Gardenberg recently brought her first feature to Cannes, a Brazilian-Canadian co-production shot in English and starring Canada's Henry Czerny and Belgium's Patrick Bauchau and featuring the music of Gardenberg's friend, Philip Glass, who now spends each March in Rio.

The Interview, known as Jenipapo in Brazil, is a stylish thriller which is handled internationally by the Montreal-based Malofilm. Set in Rio de Janeiro, The Interview follows a journalist (Czerny) as he tracks down a notorious and reclusive priest (Bauchau) who is involved in the land disputes between the rich and poor.

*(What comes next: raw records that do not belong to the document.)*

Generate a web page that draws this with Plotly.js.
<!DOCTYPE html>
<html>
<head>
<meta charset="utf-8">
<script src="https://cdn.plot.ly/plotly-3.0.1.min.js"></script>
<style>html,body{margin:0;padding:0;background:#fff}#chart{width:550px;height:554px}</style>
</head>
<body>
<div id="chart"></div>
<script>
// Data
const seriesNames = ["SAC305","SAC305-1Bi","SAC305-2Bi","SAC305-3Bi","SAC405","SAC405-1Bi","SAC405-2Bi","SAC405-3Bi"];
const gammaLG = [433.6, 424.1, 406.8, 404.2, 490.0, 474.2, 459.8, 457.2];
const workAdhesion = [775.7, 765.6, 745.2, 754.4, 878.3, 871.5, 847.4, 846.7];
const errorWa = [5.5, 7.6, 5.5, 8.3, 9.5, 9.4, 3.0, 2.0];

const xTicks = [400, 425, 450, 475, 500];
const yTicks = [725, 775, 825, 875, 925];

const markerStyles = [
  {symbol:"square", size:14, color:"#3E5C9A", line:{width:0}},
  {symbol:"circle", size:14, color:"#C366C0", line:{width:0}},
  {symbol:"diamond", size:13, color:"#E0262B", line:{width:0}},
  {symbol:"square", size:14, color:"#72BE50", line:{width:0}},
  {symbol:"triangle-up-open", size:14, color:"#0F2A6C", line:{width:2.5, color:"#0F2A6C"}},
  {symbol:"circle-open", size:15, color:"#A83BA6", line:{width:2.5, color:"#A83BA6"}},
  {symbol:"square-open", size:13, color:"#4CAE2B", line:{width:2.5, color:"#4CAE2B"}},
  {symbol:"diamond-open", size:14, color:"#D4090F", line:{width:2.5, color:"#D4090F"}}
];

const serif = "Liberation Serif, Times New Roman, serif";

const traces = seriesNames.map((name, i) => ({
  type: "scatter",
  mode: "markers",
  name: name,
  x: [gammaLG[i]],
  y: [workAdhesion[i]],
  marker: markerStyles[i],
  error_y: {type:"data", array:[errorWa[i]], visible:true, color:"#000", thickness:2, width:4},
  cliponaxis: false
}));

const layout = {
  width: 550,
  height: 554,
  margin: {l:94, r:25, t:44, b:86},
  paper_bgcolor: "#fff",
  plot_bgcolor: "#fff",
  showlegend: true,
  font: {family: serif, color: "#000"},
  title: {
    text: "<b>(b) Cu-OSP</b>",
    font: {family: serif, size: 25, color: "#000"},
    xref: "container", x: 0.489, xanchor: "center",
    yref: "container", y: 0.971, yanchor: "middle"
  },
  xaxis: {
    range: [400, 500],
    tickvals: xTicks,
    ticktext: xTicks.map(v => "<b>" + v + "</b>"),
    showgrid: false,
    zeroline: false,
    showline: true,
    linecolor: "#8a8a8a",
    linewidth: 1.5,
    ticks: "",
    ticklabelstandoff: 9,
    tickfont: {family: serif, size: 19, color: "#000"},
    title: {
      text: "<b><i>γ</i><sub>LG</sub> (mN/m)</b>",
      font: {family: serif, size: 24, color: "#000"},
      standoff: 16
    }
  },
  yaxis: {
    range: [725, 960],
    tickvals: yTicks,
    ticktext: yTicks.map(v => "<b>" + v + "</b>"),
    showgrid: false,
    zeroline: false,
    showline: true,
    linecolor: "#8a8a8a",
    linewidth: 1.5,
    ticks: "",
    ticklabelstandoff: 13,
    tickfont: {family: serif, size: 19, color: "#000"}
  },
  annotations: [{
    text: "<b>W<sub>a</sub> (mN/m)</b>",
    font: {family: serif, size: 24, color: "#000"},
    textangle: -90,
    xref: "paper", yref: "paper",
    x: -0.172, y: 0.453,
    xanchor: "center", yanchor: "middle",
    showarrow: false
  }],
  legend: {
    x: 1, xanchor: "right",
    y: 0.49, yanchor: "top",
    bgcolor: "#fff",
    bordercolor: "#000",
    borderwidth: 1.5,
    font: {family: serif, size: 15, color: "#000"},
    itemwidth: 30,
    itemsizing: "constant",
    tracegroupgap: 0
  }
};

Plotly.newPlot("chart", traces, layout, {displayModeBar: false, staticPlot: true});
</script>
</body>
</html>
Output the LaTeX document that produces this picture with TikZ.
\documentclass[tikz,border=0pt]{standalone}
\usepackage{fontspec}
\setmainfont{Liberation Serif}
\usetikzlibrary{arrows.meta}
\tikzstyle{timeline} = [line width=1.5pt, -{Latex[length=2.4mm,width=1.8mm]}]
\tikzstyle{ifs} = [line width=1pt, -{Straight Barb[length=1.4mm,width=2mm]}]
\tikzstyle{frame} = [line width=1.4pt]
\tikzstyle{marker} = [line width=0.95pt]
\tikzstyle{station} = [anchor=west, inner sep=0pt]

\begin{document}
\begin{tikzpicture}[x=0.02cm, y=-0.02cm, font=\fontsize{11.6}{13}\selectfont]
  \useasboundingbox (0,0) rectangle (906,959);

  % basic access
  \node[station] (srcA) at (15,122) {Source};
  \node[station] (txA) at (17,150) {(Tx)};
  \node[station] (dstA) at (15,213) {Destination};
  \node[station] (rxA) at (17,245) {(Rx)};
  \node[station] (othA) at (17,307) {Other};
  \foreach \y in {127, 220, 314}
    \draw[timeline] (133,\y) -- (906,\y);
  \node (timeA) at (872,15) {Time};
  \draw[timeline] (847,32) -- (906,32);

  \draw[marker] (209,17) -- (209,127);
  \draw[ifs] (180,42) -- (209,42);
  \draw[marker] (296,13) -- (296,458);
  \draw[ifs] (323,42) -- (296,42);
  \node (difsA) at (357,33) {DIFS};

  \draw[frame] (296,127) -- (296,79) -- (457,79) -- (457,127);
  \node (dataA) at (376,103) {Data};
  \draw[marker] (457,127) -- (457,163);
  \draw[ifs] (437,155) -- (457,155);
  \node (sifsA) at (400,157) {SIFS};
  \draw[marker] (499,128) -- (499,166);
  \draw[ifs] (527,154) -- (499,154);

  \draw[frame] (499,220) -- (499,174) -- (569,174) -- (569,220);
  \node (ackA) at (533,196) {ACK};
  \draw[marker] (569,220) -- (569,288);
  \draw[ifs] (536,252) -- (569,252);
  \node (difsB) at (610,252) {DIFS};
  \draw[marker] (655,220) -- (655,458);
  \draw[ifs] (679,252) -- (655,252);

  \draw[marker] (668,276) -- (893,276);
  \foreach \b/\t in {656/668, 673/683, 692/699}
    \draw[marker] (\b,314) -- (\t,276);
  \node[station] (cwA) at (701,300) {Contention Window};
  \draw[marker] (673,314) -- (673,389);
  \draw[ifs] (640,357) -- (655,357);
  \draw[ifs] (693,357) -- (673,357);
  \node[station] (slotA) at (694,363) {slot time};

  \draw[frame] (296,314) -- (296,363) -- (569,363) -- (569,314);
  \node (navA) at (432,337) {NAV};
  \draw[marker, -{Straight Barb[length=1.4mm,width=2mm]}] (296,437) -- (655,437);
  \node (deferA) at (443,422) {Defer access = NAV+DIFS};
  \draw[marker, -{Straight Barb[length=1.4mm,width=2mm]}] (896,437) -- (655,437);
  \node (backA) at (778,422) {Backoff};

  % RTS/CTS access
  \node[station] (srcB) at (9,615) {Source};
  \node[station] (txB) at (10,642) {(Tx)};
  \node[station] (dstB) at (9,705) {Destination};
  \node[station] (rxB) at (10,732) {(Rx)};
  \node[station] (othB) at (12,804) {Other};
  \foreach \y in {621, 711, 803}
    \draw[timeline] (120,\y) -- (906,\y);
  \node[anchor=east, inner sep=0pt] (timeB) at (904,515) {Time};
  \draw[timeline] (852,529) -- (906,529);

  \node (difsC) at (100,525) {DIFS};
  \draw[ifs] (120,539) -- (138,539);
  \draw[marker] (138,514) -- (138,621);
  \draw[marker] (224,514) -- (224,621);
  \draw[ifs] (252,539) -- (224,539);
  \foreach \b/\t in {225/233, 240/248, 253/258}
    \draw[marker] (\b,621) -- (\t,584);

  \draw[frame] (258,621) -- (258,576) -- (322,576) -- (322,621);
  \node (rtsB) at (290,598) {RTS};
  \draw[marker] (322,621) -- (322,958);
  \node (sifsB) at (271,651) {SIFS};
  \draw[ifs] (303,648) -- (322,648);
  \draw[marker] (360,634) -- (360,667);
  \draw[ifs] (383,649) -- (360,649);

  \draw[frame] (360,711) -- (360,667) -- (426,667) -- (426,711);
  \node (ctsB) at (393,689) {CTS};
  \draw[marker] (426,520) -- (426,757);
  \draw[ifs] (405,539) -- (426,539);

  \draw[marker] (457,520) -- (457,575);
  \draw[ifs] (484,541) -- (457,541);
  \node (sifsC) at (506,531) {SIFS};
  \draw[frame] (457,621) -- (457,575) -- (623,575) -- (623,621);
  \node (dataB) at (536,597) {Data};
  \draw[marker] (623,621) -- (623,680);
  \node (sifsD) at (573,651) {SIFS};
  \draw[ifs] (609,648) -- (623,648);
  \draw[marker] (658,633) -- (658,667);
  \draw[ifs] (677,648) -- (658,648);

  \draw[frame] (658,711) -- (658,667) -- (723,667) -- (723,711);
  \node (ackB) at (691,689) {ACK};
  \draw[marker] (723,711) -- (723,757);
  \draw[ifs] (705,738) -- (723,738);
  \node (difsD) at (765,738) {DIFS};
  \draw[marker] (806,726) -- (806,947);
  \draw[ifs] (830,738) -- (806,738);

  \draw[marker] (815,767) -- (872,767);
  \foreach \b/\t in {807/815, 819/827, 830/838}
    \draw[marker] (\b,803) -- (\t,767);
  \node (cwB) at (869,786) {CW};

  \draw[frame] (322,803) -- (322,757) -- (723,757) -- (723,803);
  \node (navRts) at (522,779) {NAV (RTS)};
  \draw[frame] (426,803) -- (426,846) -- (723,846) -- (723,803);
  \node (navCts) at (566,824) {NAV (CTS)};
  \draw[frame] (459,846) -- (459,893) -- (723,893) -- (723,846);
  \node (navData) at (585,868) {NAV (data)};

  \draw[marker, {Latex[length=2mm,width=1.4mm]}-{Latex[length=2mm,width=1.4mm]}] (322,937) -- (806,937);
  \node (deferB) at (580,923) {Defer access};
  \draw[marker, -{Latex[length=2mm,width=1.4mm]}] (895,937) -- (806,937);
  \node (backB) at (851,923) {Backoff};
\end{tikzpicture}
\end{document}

The Brazilian director, who describes her film as a contemporary tragedy, attributes her close relationship as a producer of the arts as the spark that ignited her interest to direct. 'I had my own aspirations,' she recently told Moving Pictures in Cannes, 'to show my own personal vision. I chose the medium of film to be my third eye.'

Gardenberg attended a film workshop at NYU where the teachers told her that the short she had prepared for the course should be a feature. 'Hector Babenco taught me that making a film is an act of persistence. The new generation of Brazilian directors have a different approach to the old, who were committed to being intellectual. We throw ourselves into our projects. We believe in our ideas.'

And ideas are something Gardenberg has no shortage of. She is currently developing a number of projects, including a black musical set in Bahia.